Walter O'Keefe, a veteran broadcaster and songwriter born in 1900, delivers a deeply personal talk at a Dallas AA convention in 1973. He opens with self-deprecating humor about his age, his career substituting for bigger stars (Fred Allen, Walter Winchell, Gary Moore), and jokes pulled from Ann Landers columns and news clippings. He weaves in stories about Jim Farley, Nixon in China, and an 80-year-old woman reading The Happy Hooker on a plane.

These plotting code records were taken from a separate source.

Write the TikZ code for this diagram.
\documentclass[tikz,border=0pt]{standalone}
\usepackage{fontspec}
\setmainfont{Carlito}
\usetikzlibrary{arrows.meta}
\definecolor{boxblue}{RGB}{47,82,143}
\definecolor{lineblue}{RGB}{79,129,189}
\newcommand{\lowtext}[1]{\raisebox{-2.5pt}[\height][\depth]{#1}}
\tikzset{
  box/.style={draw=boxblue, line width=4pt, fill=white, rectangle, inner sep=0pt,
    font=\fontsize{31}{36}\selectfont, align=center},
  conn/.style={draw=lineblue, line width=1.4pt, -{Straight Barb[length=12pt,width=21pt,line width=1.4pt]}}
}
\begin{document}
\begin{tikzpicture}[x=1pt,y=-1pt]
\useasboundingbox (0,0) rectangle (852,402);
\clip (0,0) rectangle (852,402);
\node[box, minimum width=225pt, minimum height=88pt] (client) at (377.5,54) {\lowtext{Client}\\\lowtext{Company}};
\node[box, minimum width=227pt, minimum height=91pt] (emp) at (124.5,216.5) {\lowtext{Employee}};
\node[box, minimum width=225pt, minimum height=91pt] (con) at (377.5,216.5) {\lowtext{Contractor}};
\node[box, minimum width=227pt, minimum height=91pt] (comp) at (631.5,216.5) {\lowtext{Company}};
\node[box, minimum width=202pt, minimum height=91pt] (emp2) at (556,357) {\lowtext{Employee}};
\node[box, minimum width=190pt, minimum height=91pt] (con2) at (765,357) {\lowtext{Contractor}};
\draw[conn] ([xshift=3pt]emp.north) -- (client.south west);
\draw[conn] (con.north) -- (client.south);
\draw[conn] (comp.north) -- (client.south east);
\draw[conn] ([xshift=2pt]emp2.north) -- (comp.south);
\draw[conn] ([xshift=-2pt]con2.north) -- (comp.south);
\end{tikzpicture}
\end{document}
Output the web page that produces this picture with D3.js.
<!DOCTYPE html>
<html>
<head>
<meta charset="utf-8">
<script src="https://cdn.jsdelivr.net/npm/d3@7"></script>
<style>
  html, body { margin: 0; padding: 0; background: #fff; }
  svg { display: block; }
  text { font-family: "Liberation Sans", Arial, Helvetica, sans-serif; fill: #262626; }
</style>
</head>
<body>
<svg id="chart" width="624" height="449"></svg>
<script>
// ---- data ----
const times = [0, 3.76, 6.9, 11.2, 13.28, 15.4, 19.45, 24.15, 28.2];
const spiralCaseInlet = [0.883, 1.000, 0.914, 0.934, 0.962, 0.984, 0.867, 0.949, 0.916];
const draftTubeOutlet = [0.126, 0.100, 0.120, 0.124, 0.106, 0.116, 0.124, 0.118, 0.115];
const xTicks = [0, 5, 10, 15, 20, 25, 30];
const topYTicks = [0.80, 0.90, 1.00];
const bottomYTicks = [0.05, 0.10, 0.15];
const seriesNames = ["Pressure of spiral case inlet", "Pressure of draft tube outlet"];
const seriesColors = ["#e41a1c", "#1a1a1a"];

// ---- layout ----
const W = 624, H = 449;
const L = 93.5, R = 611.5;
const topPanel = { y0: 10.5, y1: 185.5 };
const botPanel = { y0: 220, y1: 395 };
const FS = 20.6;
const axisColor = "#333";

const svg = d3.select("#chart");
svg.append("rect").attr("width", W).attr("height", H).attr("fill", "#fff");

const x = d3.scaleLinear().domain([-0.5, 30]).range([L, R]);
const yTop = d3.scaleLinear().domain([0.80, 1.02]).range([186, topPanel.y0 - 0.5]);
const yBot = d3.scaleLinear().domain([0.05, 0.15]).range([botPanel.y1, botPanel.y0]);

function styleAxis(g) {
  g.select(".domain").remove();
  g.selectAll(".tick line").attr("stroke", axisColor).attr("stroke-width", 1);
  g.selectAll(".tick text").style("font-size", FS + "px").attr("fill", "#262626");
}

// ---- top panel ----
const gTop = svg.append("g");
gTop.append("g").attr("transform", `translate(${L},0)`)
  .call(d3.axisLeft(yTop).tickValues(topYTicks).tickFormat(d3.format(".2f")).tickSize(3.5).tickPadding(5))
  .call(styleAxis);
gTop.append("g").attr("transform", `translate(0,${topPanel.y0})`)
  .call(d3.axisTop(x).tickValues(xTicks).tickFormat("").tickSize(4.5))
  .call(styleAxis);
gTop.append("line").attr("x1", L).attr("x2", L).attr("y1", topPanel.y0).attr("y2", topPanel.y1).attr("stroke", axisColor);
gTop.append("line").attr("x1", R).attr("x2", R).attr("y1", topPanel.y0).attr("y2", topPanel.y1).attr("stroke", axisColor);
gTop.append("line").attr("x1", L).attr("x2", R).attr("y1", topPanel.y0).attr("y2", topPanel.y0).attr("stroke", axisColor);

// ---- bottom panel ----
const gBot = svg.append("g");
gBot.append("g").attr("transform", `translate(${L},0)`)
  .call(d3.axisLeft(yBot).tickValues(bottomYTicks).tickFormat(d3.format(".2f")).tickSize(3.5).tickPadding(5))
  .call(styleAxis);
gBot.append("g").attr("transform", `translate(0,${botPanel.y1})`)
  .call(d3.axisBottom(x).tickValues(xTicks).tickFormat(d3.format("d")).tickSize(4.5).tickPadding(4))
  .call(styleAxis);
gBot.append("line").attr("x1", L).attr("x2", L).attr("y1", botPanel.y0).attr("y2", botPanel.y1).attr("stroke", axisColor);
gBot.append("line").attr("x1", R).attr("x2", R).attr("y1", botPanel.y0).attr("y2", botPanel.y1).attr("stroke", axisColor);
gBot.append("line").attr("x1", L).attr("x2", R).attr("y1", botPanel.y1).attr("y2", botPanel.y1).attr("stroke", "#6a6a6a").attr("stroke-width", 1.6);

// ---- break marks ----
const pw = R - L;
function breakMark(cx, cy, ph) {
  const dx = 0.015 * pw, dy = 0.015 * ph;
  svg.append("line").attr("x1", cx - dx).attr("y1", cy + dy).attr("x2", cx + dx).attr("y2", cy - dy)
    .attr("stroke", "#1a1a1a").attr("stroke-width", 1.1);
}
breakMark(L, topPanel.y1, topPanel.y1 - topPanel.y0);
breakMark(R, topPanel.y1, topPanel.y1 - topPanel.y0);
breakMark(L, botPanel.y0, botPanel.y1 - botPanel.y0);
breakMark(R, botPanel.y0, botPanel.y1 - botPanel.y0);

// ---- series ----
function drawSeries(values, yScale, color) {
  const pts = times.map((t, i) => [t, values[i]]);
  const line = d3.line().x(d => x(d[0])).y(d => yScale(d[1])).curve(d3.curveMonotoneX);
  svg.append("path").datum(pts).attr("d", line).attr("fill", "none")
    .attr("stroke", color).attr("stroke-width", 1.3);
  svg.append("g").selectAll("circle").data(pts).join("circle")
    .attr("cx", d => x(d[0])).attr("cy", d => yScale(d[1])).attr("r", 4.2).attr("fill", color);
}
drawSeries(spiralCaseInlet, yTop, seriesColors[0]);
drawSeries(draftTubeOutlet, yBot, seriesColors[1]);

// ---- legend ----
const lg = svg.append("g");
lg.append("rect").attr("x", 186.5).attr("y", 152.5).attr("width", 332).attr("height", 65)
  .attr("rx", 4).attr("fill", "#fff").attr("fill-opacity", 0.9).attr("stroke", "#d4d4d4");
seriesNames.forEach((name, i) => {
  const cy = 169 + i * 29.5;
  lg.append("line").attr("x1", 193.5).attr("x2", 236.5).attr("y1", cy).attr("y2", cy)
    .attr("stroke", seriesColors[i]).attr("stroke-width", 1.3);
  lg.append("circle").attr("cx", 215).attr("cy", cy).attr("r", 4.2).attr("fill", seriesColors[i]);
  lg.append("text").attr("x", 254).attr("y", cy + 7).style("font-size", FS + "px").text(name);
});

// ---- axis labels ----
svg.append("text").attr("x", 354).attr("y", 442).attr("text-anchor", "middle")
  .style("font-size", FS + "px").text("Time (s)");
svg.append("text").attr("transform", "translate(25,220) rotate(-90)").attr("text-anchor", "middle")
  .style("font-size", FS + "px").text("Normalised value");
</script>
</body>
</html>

He pivots to the spiritual core of his story: the son of an alcoholic and father of an alcoholic, he describes three generations tyrannized by liquor. His turning point came in 1952 when he visited the leper colony at Molokai and saw serenity in the eyes of the caregivers — what he calls the 'Molokai look.' Three years later, broken and empty, he was carried to his first meeting in New York by a little broker's clerk named Ed L., who became his sponsor.

He recounts his relationship with Bill W. and Lois, reading aloud the letter he wrote Lois after Bill's death. He describes writing the song 'One Day at a Time' on a plane returning to California, and tells the story of how a tape of his Amarillo talk traveled to South Africa and reached lepers in the bush — evidence that you never know how Higher Power uses your service.

He closes with prayers from Thomas More and Thomas Merton, and Robert Louis Stevenson's definition of success, framing sobriety as being 'convinced by transparency' — the quality he saw in Ed L., in Bill, and now hopes to embody himself.